**TASK DIRECTIONS**. Using the data below, output the first line and every line after it up to and including the line containing "from matplotlib.ticker import", exactly as written and with nothing added.

## Begin GIVEN INFORMATION

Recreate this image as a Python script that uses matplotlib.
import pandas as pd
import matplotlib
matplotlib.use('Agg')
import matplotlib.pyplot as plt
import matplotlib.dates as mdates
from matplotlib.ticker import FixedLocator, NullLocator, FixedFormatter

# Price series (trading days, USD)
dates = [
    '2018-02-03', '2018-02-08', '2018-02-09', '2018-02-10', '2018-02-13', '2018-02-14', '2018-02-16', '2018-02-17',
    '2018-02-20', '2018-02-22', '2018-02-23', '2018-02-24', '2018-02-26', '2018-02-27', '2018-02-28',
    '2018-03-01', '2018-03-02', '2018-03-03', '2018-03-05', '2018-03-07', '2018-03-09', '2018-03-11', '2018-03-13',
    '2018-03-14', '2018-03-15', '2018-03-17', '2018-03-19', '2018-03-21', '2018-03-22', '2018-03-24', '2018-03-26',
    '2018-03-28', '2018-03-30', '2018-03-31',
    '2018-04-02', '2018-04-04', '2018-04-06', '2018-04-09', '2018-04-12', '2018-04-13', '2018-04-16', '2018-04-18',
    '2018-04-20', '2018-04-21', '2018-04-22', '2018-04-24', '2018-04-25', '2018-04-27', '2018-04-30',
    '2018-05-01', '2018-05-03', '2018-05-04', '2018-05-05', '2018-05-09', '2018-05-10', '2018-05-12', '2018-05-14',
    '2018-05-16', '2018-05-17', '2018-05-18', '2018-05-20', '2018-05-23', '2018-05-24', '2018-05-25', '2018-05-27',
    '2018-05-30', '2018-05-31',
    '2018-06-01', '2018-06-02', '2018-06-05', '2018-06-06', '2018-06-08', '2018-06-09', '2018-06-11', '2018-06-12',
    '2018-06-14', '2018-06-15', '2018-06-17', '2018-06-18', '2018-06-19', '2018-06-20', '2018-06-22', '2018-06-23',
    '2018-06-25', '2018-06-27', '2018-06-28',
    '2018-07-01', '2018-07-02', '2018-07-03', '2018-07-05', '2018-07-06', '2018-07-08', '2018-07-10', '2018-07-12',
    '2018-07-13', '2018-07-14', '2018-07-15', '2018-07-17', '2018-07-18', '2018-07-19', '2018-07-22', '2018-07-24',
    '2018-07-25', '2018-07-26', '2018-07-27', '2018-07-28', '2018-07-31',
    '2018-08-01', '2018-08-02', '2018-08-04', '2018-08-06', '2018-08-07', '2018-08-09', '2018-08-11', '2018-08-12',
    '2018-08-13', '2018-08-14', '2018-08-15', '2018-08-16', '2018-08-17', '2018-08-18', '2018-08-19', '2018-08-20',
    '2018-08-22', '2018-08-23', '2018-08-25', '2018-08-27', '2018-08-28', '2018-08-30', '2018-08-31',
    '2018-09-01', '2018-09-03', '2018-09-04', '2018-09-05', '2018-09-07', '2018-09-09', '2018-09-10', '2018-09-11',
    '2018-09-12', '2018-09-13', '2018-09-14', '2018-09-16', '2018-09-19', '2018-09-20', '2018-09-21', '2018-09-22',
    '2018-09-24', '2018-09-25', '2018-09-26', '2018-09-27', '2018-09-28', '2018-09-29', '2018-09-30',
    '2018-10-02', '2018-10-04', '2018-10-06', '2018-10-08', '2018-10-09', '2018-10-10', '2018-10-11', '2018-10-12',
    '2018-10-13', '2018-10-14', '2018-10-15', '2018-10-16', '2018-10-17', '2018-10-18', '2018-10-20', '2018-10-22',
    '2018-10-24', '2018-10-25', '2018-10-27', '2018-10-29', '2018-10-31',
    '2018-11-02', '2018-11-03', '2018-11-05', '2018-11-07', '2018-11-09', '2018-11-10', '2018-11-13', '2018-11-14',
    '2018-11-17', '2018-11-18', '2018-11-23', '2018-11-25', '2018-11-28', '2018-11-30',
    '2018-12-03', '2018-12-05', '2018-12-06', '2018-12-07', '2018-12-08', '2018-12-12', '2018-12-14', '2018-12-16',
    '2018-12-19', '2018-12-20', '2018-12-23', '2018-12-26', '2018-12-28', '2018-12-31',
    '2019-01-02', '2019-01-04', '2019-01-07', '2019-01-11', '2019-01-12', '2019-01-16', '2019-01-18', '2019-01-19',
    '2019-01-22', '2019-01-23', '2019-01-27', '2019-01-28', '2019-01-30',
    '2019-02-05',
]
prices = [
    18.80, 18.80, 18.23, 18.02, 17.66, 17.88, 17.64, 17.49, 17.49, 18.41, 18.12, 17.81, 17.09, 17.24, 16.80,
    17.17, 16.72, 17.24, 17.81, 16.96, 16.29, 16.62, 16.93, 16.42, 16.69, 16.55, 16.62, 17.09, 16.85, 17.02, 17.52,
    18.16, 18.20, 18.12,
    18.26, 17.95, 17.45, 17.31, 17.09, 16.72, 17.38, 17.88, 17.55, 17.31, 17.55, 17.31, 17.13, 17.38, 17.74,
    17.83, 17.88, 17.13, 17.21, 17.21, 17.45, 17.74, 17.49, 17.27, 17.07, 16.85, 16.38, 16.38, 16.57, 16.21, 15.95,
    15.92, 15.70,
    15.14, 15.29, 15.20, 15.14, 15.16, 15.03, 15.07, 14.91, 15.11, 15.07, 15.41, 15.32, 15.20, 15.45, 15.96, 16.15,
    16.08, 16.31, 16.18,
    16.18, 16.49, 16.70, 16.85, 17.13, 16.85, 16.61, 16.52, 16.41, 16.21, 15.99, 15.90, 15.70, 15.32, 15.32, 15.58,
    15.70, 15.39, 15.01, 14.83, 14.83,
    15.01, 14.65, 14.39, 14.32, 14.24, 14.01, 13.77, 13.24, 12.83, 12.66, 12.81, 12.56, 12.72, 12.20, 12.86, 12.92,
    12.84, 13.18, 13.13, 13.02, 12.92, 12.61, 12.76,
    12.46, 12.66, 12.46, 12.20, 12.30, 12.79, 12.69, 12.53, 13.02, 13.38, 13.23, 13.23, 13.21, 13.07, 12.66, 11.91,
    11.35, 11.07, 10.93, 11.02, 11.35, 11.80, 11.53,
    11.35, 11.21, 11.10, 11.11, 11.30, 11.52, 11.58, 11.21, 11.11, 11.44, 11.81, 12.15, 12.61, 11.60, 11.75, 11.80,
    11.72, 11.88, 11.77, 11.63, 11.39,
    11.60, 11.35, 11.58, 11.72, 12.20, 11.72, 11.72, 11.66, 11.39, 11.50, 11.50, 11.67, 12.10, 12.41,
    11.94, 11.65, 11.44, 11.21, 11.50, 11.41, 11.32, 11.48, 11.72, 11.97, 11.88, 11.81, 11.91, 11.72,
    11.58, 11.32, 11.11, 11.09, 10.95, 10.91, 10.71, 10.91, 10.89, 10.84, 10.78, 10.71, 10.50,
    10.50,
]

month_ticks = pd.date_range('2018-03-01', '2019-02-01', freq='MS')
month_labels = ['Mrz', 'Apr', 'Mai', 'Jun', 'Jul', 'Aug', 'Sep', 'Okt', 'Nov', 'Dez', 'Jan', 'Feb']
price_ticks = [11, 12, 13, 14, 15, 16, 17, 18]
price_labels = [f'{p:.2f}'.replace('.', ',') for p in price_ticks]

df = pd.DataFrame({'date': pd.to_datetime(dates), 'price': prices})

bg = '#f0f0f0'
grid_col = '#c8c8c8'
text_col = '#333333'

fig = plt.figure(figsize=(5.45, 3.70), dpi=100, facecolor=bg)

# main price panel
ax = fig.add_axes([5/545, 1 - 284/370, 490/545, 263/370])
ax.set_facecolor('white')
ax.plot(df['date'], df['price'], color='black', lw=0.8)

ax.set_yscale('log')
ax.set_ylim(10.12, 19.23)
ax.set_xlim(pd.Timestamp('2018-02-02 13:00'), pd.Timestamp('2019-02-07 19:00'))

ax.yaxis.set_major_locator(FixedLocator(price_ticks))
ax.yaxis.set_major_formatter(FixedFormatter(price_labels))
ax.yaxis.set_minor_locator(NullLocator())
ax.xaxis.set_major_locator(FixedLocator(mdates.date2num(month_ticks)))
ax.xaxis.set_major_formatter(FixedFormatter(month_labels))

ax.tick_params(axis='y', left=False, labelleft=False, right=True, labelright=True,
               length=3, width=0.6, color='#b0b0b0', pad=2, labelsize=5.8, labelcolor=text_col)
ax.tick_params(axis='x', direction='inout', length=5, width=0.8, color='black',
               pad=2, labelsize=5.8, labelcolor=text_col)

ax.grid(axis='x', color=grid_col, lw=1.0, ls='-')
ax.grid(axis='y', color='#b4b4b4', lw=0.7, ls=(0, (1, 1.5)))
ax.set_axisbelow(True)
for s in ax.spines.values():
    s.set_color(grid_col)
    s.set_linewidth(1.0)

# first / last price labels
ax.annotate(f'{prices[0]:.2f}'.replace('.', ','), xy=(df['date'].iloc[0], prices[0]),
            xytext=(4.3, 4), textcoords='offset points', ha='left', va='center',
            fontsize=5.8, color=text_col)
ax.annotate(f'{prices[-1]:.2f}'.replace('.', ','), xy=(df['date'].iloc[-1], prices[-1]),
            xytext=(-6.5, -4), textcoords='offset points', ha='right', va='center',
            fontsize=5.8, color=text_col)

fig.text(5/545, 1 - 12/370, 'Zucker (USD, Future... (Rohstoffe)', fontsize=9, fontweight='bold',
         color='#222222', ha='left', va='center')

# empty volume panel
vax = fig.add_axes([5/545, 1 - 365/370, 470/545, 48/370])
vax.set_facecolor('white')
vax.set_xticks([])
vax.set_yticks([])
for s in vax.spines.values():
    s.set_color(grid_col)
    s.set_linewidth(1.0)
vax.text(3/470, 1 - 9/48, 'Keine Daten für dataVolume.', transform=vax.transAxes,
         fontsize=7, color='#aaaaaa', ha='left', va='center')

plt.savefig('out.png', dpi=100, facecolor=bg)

## End GIVEN INFORMATION

**THE ANSWER**.
Recreate this image as a Python script that uses matplotlib.
import pandas as pd
import matplotlib
matplotlib.use('Agg')
import matplotlib.pyplot as plt
import matplotlib.dates as mdates
from matplotlib.ticker import FixedLocator, NullLocator, FixedFormatter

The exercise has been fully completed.